I think the Anti-Prorogation rallies were successful in that they gave harper a major public-relations black-eye. But as someone wrote on some other blog's comments section somewhere, back in the day, various parliaments blithely ignored hand-written petitions with over ONE MILLION signatures, so there's no reason for harper to tremble in fear at 200,000 people on Facebook (quite a few of whom are there to troll and rationalize for harper) and tens of thousands of people standing a shouting for an afternoon.

Furthermore, the NDP and to a lesser extent the Liberals are proposing necessary reforms to limit a prime minister's recourse to prorogation in the future. I think it was actually Ignatieff who had said there weren't rules before because no prime minister was so debased and anti-democratic as to have so blatantly abused their power the way harper has. So, if they get passed these reforms will be a good thing.

But what I'd like to focus on, once again, is harper's obstruction of open inquiry into the treatment of prisoners in Afghanistan. What I want to focus on is holding harper to account for his behaviour in Afghanistan. I'm tired of the secrecy. I'm tired of the lies. I'm tired of putting up with this undemocratic imposition of an unpopular imperialist project.

Both the Liberals and the harpercons knew (and know) that full disclosure and discussion of "the Mission" (tm.) in Afghanistan would mean the end of "the Mission" and that's why the whole thing has been smothered in a blanket of obfuscation and lies. harper crossed the line though.
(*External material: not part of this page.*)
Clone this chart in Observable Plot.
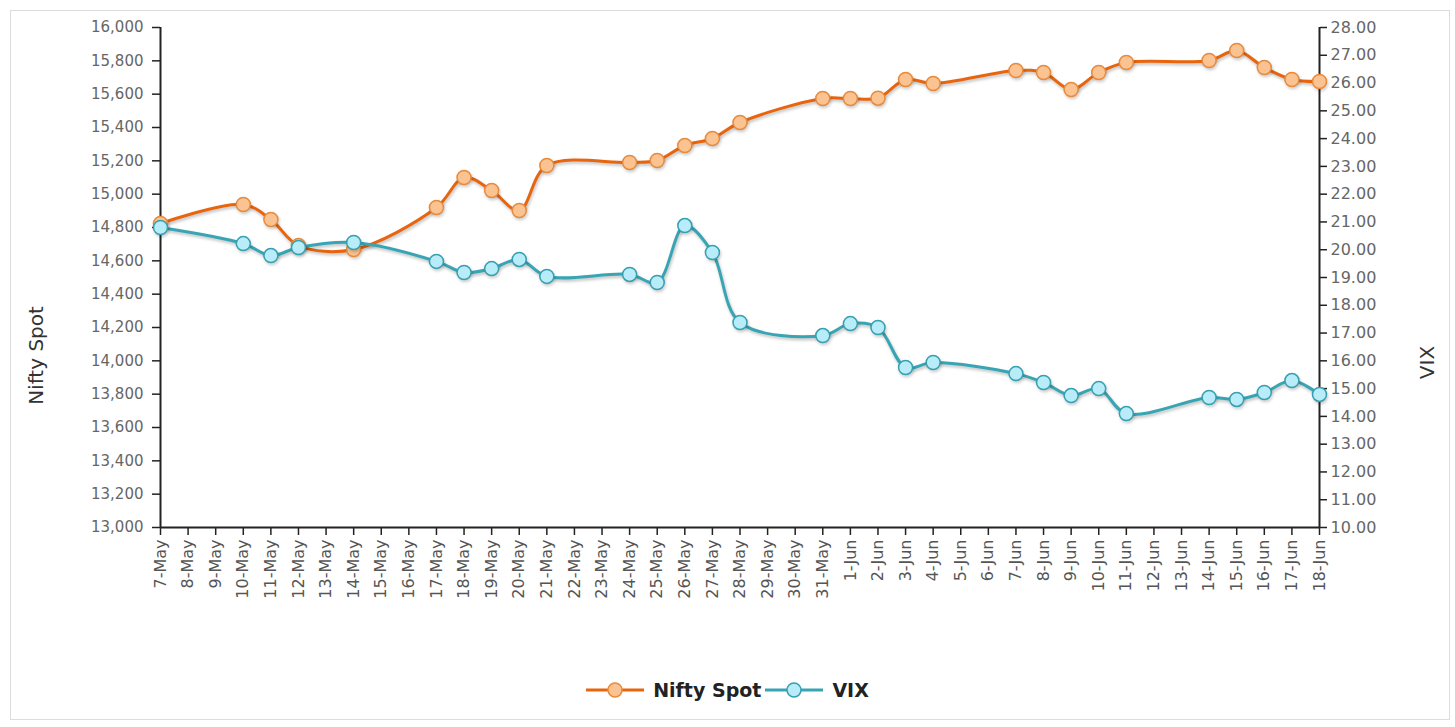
<!DOCTYPE html>
<html>
<head>
<meta charset="utf-8">
<script src="https://cdn.jsdelivr.net/npm/d3@7"></script>
<script src="https://cdn.jsdelivr.net/npm/@observablehq/plot@0.6"></script>
<style>
  html, body { margin: 0; padding: 0; background: #fff; }
  #frame { position: absolute; left: 10px; top: 10px; width: 1440px; height: 710px; border: 1px solid #dcdcdc; box-sizing: border-box; pointer-events: none; }
  #chart { position: relative; }
  #chart svg [aria-label="line"] path { filter: drop-shadow(1px 2px 1.5px rgba(0,0,0,0.25)); }
  #chart svg [aria-label="dot"] circle { filter: drop-shadow(1px 2px 1.5px rgba(0,0,0,0.2)); }
  #legend { position: relative; height: 50px; display: flex; justify-content: center; align-items: center; font-family: "DejaVu Sans", sans-serif; font-weight: bold; font-size: 19px; color: #222; }
  #legend .item { display: flex; align-items: center; margin: 0 2px; }
  #legend svg { display: block; margin-right: 9px; }
</style>
</head>
<body>
<div id="frame"></div>
<div id="chart"></div>
<div id="legend"></div>
<script>
// ---- data ----
const days = [
  "7-May","8-May","9-May","10-May","11-May","12-May","13-May","14-May","15-May","16-May",
  "17-May","18-May","19-May","20-May","21-May","22-May","23-May","24-May","25-May","26-May",
  "27-May","28-May","29-May","30-May","31-May",
  "1-Jun","2-Jun","3-Jun","4-Jun","5-Jun","6-Jun","7-Jun","8-Jun","9-Jun","10-Jun",
  "11-Jun","12-Jun","13-Jun","14-Jun","15-Jun","16-Jun","17-Jun","18-Jun"
];
const tradeDays = [
  "7-May","10-May","11-May","12-May","14-May","17-May","18-May","19-May","20-May","21-May",
  "24-May","25-May","26-May","27-May","28-May","31-May",
  "1-Jun","2-Jun","3-Jun","4-Jun","7-Jun","8-Jun","9-Jun","10-Jun","11-Jun",
  "14-Jun","15-Jun","16-Jun","17-Jun","18-Jun"
];
const niftySpot = [
  14824,14938,14848,14692,14668,14920,15100,15022,14902,15172,
  15190,15202,15292,15334,15430,15574,
  15574,15576,15688,15664,15742,15730,15628,15730,15790,
  15802,15862,15760,15688,15676
];
const vixValues = [
  20.80,20.22,19.79,20.08,20.26,19.58,19.18,19.32,19.65,19.04,
  19.11,18.82,20.87,19.90,17.38,16.91,
  17.34,17.20,15.76,15.94,15.54,15.22,14.75,15.00,14.10,
  14.68,14.61,14.86,15.29,14.79
];
const niftyTicks = d3.range(13000, 16001, 200);
const vixTicks = d3.range(10, 28.001, 1);
const niftyDomain = [13000, 16000];
const vixDomain = [10, 28];
const seriesNames = ["Nifty Spot", "VIX"];

// ---- helpers: map VIX onto the Nifty scale (dual axis) ----
const vixToNifty = v => niftyDomain[0] + (v - vixDomain[0]) * (niftyDomain[1] - niftyDomain[0]) / (vixDomain[1] - vixDomain[0]);
const niftyToVix = n => vixDomain[0] + (n - niftyDomain[0]) * (vixDomain[1] - vixDomain[0]) / (niftyDomain[1] - niftyDomain[0]);

const niftyData = tradeDays.map((d, i) => ({day: d, value: niftySpot[i]}));
const vixData = tradeDays.map((d, i) => ({day: d, value: vixToNifty(vixValues[i]), raw: vixValues[i]}));

const orange = {line: "#e8650e", fill: "#fbc391", stroke: "#e98a3a"};
const teal = {line: "#38a5b5", fill: "#b7ecf8", stroke: "#34a0b1"};

const font = "'DejaVu Sans', sans-serif";

const chart = Plot.plot({
  width: 1455,
  height: 665,
  marginLeft: 160,
  marginRight: 136,
  marginTop: 27,
  marginBottom: 138,
  style: {fontFamily: font, background: "transparent", overflow: "visible"},
  x: {type: "point", domain: days, padding: 0, round: false},
  y: {domain: niftyDomain},
  marks: [
    Plot.axisX({tickRotate: -90, tickSize: 8, tickPadding: 4, fontSize: 16, fill: "#555", stroke: "#222", strokeWidth: 1.5, label: null}),
    Plot.axisY(niftyTicks, {anchor: "left", tickFormat: d3.format(","), tickSize: 8, tickPadding: 9, fontSize: 15, fill: "#666", stroke: "#222", strokeWidth: 1.5, label: null}),
    Plot.axisY(vixTicks.map(vixToNifty), {anchor: "right", tickFormat: d => niftyToVix(d).toFixed(2), tickSize: 7, tickPadding: 4, fontSize: 16, fill: "#666", stroke: "#222", strokeWidth: 1.5, label: null}),
    Plot.ruleY([niftyDomain[0]], {stroke: "#222", strokeWidth: 2}),
    Plot.ruleX([days[0], days[days.length - 1]], {y1: niftyDomain[0], y2: niftyDomain[1], stroke: "#222", strokeWidth: 2}),
    Plot.line(niftyData, {x: "day", y: "value", stroke: orange.line, strokeWidth: 3, curve: "catmull-rom"}),
    Plot.line(vixData, {x: "day", y: "value", stroke: teal.line, strokeWidth: 3, curve: "catmull-rom"}),
    Plot.dot(niftyData, {x: "day", y: "value", r: 7, fill: orange.fill, stroke: orange.stroke, strokeWidth: 1.5}),
    Plot.dot(vixData, {x: "day", y: "value", r: 7, fill: teal.fill, stroke: teal.stroke, strokeWidth: 1.5}),
    Plot.text([seriesNames[0]], {text: d => d, frameAnchor: "left", textAnchor: "middle", dx: -124, dy: 78, rotate: -90, fontSize: 20, fill: "#333", fontFamily: font}),
    Plot.text([seriesNames[1]], {text: d => d, frameAnchor: "right", textAnchor: "middle", dx: 108, dy: 85, rotate: -90, fontSize: 20, fill: "#333", fontFamily: font})
  ]
});
document.getElementById("chart").appendChild(chart);

// ---- legend ----
const legend = document.getElementById("legend");
[[seriesNames[0], orange], [seriesNames[1], teal]].forEach(([name, c]) => {
  const item = document.createElement("div");
  item.className = "item";
  item.innerHTML = `<svg width="58" height="20"><line x1="0" x2="58" y1="10" y2="10" stroke="${c.line}" stroke-width="3"/><circle cx="29" cy="10" r="7" fill="${c.fill}" stroke="${c.stroke}" stroke-width="1.5"/></svg><span>${name}</span>`;
  legend.appendChild(item);
});
</script>
</body>
</html>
It will be so healthy for our team to send him to prison. And everyone else who ordered these abominable practices.

2 comments:

Mark Richard Francis said...

Anything that underscores Harper's contempt of Parliament should be pursued.

Re: petitions... having them ignored by the government is showing contempt for the Canadian people. That's useful for us.

djn said...

But what were these petitions of 1 million? And were there any demonstrations associated with the demands of the petition?

I ask these questions because it is quite easy to ignore one million signatures when there isn't any evidence of that sort of sentiment on the streets.